As New Jersey Prisons Lift Ban on ‘The New Jim Crow,’ New York Restricts Inmates’ Access to Books

The New Jim Crow

Michelle Alexander”s book details the mass incarceration in the U.S.
and it’s devastating effects on the Black community. (Photo by RYAN J REILLY / HUFFPOST)

New Jersey announced this week that it has lifted a ban on a best-selling book highlighting mass incarceration after protests by the American Civil Liberties Union.

The state’s decision to end its prohibition of “The New Jim Crow: Mass Incarceration in the Age of Colorblindness” by author Michelle Alexander at two state prisons came in response to a sharply-worded letter from the ACLU of New Jersey, The New York Times reported. The memo addressed to New Jersey’s corrections commissioner Gary Lanigan, argued that the text’s presence on the list of banned books at Southern State Correctional Facility, and the New Jersey State Prison violated First Amendment protections.

The group described the ban as “ironic, misguided, and harmful,” among other things, and asked that the department remove Alexander’s work from the list. It also entreated the department to review its facilities’ policies on banned texts.

“Michelle Alexander’s book chronicles how people of color are not just locked in, but locked out of civic life, and New Jersey has exiled them further by banning this text specifically for them,” ACLU-NJ Executive Director Amol Sinha said in a statement.

“The ratios and percentages of mass incarceration play out in terms of human lives,” Sinha added. ” … Keeping a book that examines a national tragedy out of the hands of the people mired within it adds insult to injury.”

The department confirmed Monday, Jan. 8, that the ban had been lifted at all its facilities, adding that there was never a department–wide ban on the novel, according to The New York Times. It noted that Alexander’s book is utilized by The New Jersey Scholarship and Transformative Education Program, which allows inmates to take college-level classes.

Matthew Schuman, spokesman for the New Jersey Department of Corrections, explained that the ban was ultimately lifted “because officials determined that the book should not have been banned, as evidenced by that fact that it’s being utilized as a teaching tool.”

Schuman failed to say why the book was banned in the first place, however.

Alexander rejoiced at word that her book was finally un-banned in the state with the highest disparity between Black and white inmates, saying she was “glad.”

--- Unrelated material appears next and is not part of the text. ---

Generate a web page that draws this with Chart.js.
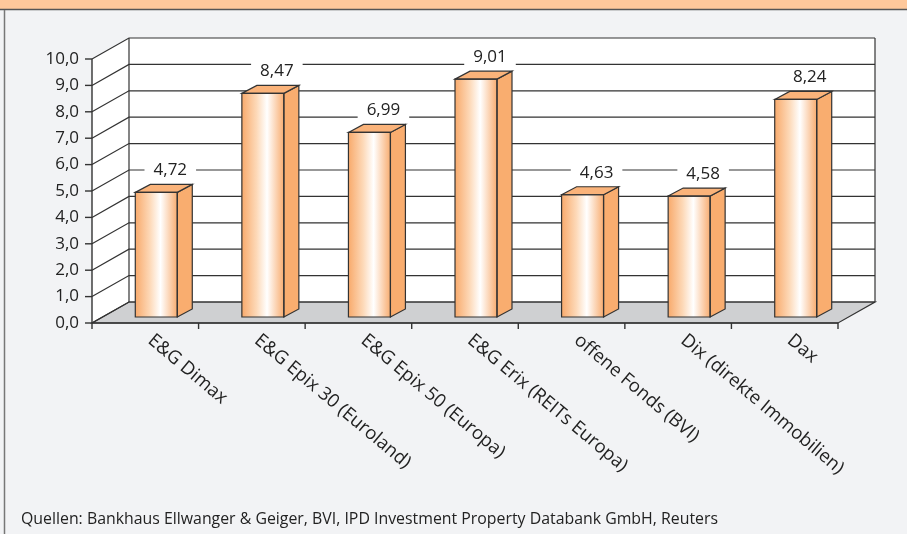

“I hope this experience will inspire people to continue to challenge unreasonable regulations and conditions of confinement,” she told the newspaper. “And I hope the media will pay more attention to the oppressive rules and regulations governing the lives of people who are incarcerated.”

Just as the Garden State lifted its ban on “The New Jim Crow,” its neighbor across the river implemented a new program restricting prisoners’ access to books. Under directive 4911A, the packages that incarcerated people in New York can receive would be whittled down to items purchased from just six vendors, Think Progress reported.

So far, the first five vendors offered five romance novels, 14 religious texts, 24 drawing or coloring books, 21 puzzle books, 11 how-to books, one dictionary, and one thesaurus. The catalog for the sixth vendor doesn’t appear to be available to prisoners in the state just yet.

The state’s Department of Corrections and Community Supervision has touted the new program as one that will “enhance the safety and security of correctional facilities through a more controlled inmate package program.” The Pennsylvania-based Books Through Bars collective, which sends books and educational materials to inmates across the nation, begs to differ, however.

“Directive 4911A hurts people far beyond the scope of NYC Books Through Bars’ mission,” the group wrote in a letter to New York Gov. Andrew Cuomo denouncing the program. “It
hurts New Yorkers in myriad other ways, inside and outside of prison: prisoners are deprived of fresh produce, visitors are no longer able to bring gifts and small businesses are dismissed in favor of exploitative prison industry businesses.”

“Relying on these vendors is another financial burden placed on prisoners, their friends, their loved ones and their communities,” it added.

The program was enacted last month and is currently in place at three New York prisons.